Source code of charts:
****************

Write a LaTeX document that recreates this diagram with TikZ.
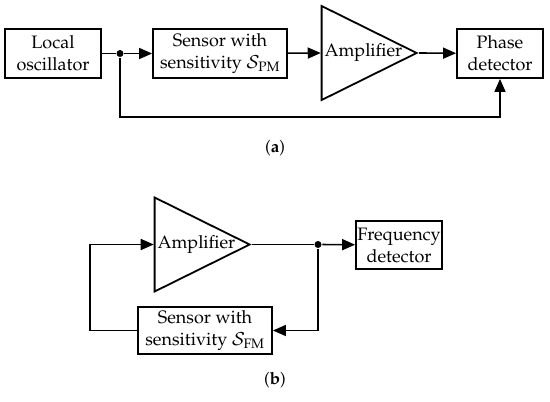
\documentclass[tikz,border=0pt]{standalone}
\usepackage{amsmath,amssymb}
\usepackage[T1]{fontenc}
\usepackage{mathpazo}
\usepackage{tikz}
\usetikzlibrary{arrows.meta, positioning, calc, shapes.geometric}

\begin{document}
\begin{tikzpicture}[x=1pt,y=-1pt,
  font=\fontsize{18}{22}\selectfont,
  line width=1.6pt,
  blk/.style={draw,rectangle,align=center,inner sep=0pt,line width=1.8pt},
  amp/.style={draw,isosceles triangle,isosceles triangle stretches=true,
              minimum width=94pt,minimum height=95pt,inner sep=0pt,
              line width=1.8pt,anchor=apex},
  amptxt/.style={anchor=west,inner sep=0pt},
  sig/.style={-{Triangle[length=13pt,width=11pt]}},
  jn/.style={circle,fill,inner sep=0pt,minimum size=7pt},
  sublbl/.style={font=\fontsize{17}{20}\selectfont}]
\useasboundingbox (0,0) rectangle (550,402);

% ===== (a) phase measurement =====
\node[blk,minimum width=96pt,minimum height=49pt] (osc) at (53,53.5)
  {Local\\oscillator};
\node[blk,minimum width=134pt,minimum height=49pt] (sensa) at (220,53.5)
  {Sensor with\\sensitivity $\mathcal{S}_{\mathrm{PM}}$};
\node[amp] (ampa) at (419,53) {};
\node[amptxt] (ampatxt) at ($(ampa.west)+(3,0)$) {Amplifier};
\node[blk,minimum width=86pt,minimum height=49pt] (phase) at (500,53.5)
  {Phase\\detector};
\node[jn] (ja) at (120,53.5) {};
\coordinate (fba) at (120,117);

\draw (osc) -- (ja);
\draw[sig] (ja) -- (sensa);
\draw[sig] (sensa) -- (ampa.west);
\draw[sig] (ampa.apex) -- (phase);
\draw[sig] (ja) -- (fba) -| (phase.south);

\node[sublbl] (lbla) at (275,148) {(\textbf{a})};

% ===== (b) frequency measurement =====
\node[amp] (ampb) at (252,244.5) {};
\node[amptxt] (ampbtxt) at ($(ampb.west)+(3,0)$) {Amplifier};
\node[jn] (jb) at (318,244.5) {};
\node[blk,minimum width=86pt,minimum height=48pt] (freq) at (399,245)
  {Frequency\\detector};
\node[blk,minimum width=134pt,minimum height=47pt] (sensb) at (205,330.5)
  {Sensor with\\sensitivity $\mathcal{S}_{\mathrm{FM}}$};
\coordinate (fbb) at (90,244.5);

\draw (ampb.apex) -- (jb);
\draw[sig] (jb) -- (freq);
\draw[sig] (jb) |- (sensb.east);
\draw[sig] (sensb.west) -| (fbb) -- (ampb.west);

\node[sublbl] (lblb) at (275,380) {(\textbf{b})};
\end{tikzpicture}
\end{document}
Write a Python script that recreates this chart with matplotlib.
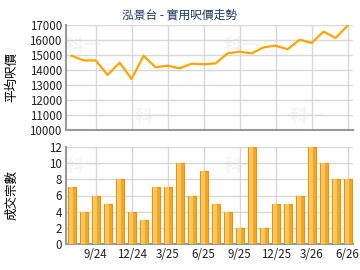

****************

* _Task description_:
In your copy, repeat each record exactly and include no pictures.

* _Solution_:
Write a LaTeX document that recreates this diagram with TikZ.
\documentclass[tikz,border=0pt]{standalone}
\usepackage{amsmath,amssymb}
\usepackage[T1]{fontenc}
\usepackage{mathpazo}
\usepackage{tikz}
\usetikzlibrary{arrows.meta, positioning, calc, shapes.geometric}

\begin{document}
\begin{tikzpicture}[x=1pt,y=-1pt,
  font=\fontsize{18}{22}\selectfont,
  line width=1.6pt,
  blk/.style={draw,rectangle,align=center,inner sep=0pt,line width=1.8pt},
  amp/.style={draw,isosceles triangle,isosceles triangle stretches=true,
              minimum width=94pt,minimum height=95pt,inner sep=0pt,
              line width=1.8pt,anchor=apex},
  amptxt/.style={anchor=west,inner sep=0pt},
  sig/.style={-{Triangle[length=13pt,width=11pt]}},
  jn/.style={circle,fill,inner sep=0pt,minimum size=7pt},
  sublbl/.style={font=\fontsize{17}{20}\selectfont}]
\useasboundingbox (0,0) rectangle (550,402);

% ===== (a) phase measurement =====
\node[blk,minimum width=96pt,minimum height=49pt] (osc) at (53,53.5)
  {Local\\oscillator};
\node[blk,minimum width=134pt,minimum height=49pt] (sensa) at (220,53.5)
  {Sensor with\\sensitivity $\mathcal{S}_{\mathrm{PM}}$};
\node[amp] (ampa) at (419,53) {};
\node[amptxt] (ampatxt) at ($(ampa.west)+(3,0)$) {Amplifier};
\node[blk,minimum width=86pt,minimum height=49pt] (phase) at (500,53.5)
  {Phase\\detector};
\node[jn] (ja) at (120,53.5) {};
\coordinate (fba) at (120,117);

\draw (osc) -- (ja);
\draw[sig] (ja) -- (sensa);
\draw[sig] (sensa) -- (ampa.west);
\draw[sig] (ampa.apex) -- (phase);
\draw[sig] (ja) -- (fba) -| (phase.south);

\node[sublbl] (lbla) at (275,148) {(\textbf{a})};

% ===== (b) frequency measurement =====
\node[amp] (ampb) at (252,244.5) {};
\node[amptxt] (ampbtxt) at ($(ampb.west)+(3,0)$) {Amplifier};
\node[jn] (jb) at (318,244.5) {};
\node[blk,minimum width=86pt,minimum height=48pt] (freq) at (399,245)
  {Frequency\\detector};
\node[blk,minimum width=134pt,minimum height=47pt] (sensb) at (205,330.5)
  {Sensor with\\sensitivity $\mathcal{S}_{\mathrm{FM}}$};
\coordinate (fbb) at (90,244.5);

\draw (ampb.apex) -- (jb);
\draw[sig] (jb) -- (freq);
\draw[sig] (jb) |- (sensb.east);
\draw[sig] (sensb.west) -| (fbb) -- (ampb.west);

\node[sublbl] (lblb) at (275,380) {(\textbf{b})};
\end{tikzpicture}
\end{document}
Write a Python script that recreates this chart with matplotlib.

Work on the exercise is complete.